### [EXERCISE AIM]
Skip the pictures and extract all of the lines exactly as written.

### [PROVIDED MATERIAL]
-*-*-

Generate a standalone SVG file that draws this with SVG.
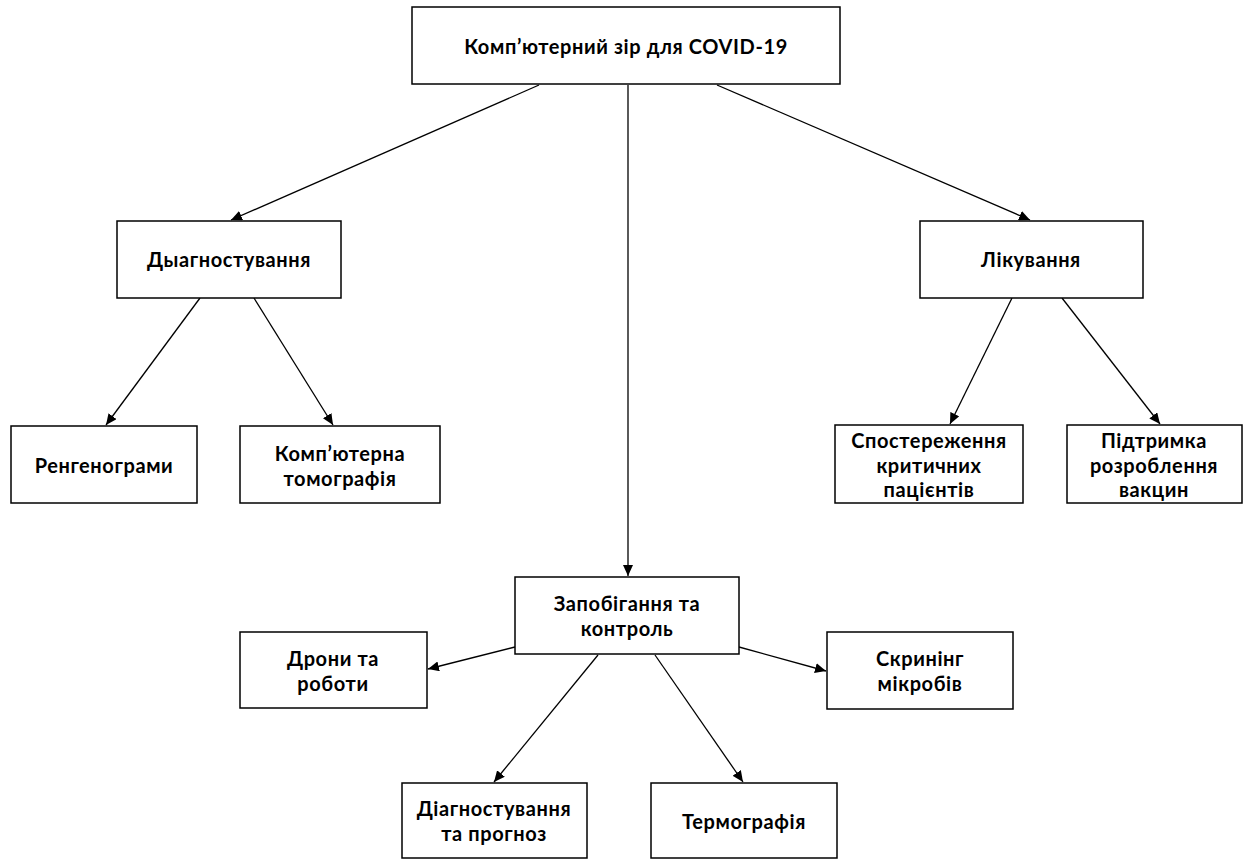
<svg xmlns="http://www.w3.org/2000/svg" width="1258" height="861" viewBox="0 0 1258 861">
<style>
.box{fill:#fff;stroke:#000;stroke-width:1.5}
.t{font-family:Lato,"Open Sans","Liberation Sans",sans-serif;font-weight:bold;font-size:20px;letter-spacing:0.6px;fill:#000;text-anchor:middle;dominant-baseline:central}
.c{stroke:#000;stroke-width:1.3;fill:none;marker-end:url(#ah)}
</style>
<defs>
<marker id="ah" markerUnits="userSpaceOnUse" markerWidth="12" markerHeight="10" refX="11" refY="5" orient="auto">
<path d="M0,0 L11,5 L0,10 Z" fill="#000"/>
</marker>
</defs>
<rect width="1258" height="861" fill="#fff"/>
<g id="connectors">
<line class="c" x1="539" y1="85" x2="231" y2="220"/>
<line class="c" x1="717" y1="85" x2="1030" y2="220"/>
<line class="c" x1="628" y1="85" x2="628" y2="576"/>
<line class="c" x1="200" y1="298" x2="106" y2="425"/>
<line class="c" x1="254" y1="298" x2="333" y2="425"/>
<line class="c" x1="1012" y1="298" x2="950" y2="424"/>
<line class="c" x1="1062" y1="298" x2="1160" y2="424"/>
<line class="c" x1="515" y1="647" x2="428" y2="669"/>
<line class="c" x1="739" y1="647" x2="826" y2="671"/>
<line class="c" x1="598" y1="655" x2="494" y2="782"/>
<line class="c" x1="655" y1="655" x2="743" y2="782"/>
</g>
<g id="root"><rect class="box" x="412" y="7" width="428" height="77"/><text class="t" x="626" y="46">Комп’ютерний зір для COVID-19</text></g>
<g id="diag"><rect class="box" x="117" y="221" width="224" height="77"/><text class="t" x="229" y="259">Дыагностування</text></g>
<g id="treat"><rect class="box" x="920" y="221" width="223" height="77"/><text class="t" x="1031" y="259">Лікування</text></g>
<g id="xray"><rect class="box" x="11" y="426" width="186" height="77"/><text class="t" x="104" y="465">Ренгенограми</text></g>
<g id="ct"><rect class="box" x="240" y="426" width="200" height="77"/><text class="t" x="340" y="453"><tspan x="340">Комп’ютерна</tspan><tspan x="340" dy="24.5">томографія</tspan></text></g>
<g id="monitor"><rect class="box" x="835" y="425" width="188" height="78"/><text class="t" x="929" y="440"><tspan x="929">Спостереження</tspan><tspan x="929" dy="24.5">критичних</tspan><tspan x="929" dy="24.5">пацієнтів</tspan></text></g>
<g id="vaccine"><rect class="box" x="1067" y="425" width="175" height="78"/><text class="t" x="1154" y="440"><tspan x="1154">Підтримка</tspan><tspan x="1154" dy="24.5">розроблення</tspan><tspan x="1154" dy="24.5">вакцин</tspan></text></g>
<g id="prevent"><rect class="box" x="515" y="577" width="224" height="77"/><text class="t" x="627" y="603"><tspan x="627">Запобігання та</tspan><tspan x="627" dy="24.5">контроль</tspan></text></g>
<g id="drones"><rect class="box" x="240" y="632" width="187" height="76"/><text class="t" x="333" y="658"><tspan x="333">Дрони та</tspan><tspan x="333" dy="24.5">роботи</tspan></text></g>
<g id="screen"><rect class="box" x="827" y="632" width="186" height="77"/><text class="t" x="920" y="658"><tspan x="920">Скринінг</tspan><tspan x="920" dy="24.5">мікробів</tspan></text></g>
<g id="diagprog"><rect class="box" x="402" y="783" width="185" height="75"/><text class="t" x="494" y="808"><tspan x="494">Діагностування</tspan><tspan x="494" dy="24.5">та прогноз</tspan></text></g>
<g id="thermo"><rect class="box" x="651" y="783" width="186" height="75"/><text class="t" x="744" y="821">Термографія</text></g>
</svg>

-*-*-

### [WORKED SOLUTION]
Generate a standalone SVG file that draws this with SVG.
<svg xmlns="http://www.w3.org/2000/svg" width="1258" height="861" viewBox="0 0 1258 861">
<style>
.box{fill:#fff;stroke:#000;stroke-width:1.5}
.t{font-family:Lato,"Open Sans","Liberation Sans",sans-serif;font-weight:bold;font-size:20px;letter-spacing:0.6px;fill:#000;text-anchor:middle;dominant-baseline:central}
.c{stroke:#000;stroke-width:1.3;fill:none;marker-end:url(#ah)}
</style>
<defs>
<marker id="ah" markerUnits="userSpaceOnUse" markerWidth="12" markerHeight="10" refX="11" refY="5" orient="auto">
<path d="M0,0 L11,5 L0,10 Z" fill="#000"/>
</marker>
</defs>
<rect width="1258" height="861" fill="#fff"/>
<g id="connectors">
<line class="c" x1="539" y1="85" x2="231" y2="220"/>
<line class="c" x1="717" y1="85" x2="1030" y2="220"/>
<line class="c" x1="628" y1="85" x2="628" y2="576"/>
<line class="c" x1="200" y1="298" x2="106" y2="425"/>
<line class="c" x1="254" y1="298" x2="333" y2="425"/>
<line class="c" x1="1012" y1="298" x2="950" y2="424"/>
<line class="c" x1="1062" y1="298" x2="1160" y2="424"/>
<line class="c" x1="515" y1="647" x2="428" y2="669"/>
<line class="c" x1="739" y1="647" x2="826" y2="671"/>
<line class="c" x1="598" y1="655" x2="494" y2="782"/>
<line class="c" x1="655" y1="655" x2="743" y2="782"/>
</g>
<g id="root"><rect class="box" x="412" y="7" width="428" height="77"/><text class="t" x="626" y="46">Комп’ютерний зір для COVID-19</text></g>
<g id="diag"><rect class="box" x="117" y="221" width="224" height="77"/><text class="t" x="229" y="259">Дыагностування</text></g>
<g id="treat"><rect class="box" x="920" y="221" width="223" height="77"/><text class="t" x="1031" y="259">Лікування</text></g>
<g id="xray"><rect class="box" x="11" y="426" width="186" height="77"/><text class="t" x="104" y="465">Ренгенограми</text></g>
<g id="ct"><rect class="box" x="240" y="426" width="200" height="77"/><text class="t" x="340" y="453"><tspan x="340">Комп’ютерна</tspan><tspan x="340" dy="24.5">томографія</tspan></text></g>
<g id="monitor"><rect class="box" x="835" y="425" width="188" height="78"/><text class="t" x="929" y="440"><tspan x="929">Спостереження</tspan><tspan x="929" dy="24.5">критичних</tspan><tspan x="929" dy="24.5">пацієнтів</tspan></text></g>
<g id="vaccine"><rect class="box" x="1067" y="425" width="175" height="78"/><text class="t" x="1154" y="440"><tspan x="1154">Підтримка</tspan><tspan x="1154" dy="24.5">розроблення</tspan><tspan x="1154" dy="24.5">вакцин</tspan></text></g>
<g id="prevent"><rect class="box" x="515" y="577" width="224" height="77"/><text class="t" x="627" y="603"><tspan x="627">Запобігання та</tspan><tspan x="627" dy="24.5">контроль</tspan></text></g>
<g id="drones"><rect class="box" x="240" y="632" width="187" height="76"/><text class="t" x="333" y="658"><tspan x="333">Дрони та</tspan><tspan x="333" dy="24.5">роботи</tspan></text></g>
<g id="screen"><rect class="box" x="827" y="632" width="186" height="77"/><text class="t" x="920" y="658"><tspan x="920">Скринінг</tspan><tspan x="920" dy="24.5">мікробів</tspan></text></g>
<g id="diagprog"><rect class="box" x="402" y="783" width="185" height="75"/><text class="t" x="494" y="808"><tspan x="494">Діагностування</tspan><tspan x="494" dy="24.5">та прогноз</tspan></text></g>
<g id="thermo"><rect class="box" x="651" y="783" width="186" height="75"/><text class="t" x="744" y="821">Термографія</text></g>
</svg>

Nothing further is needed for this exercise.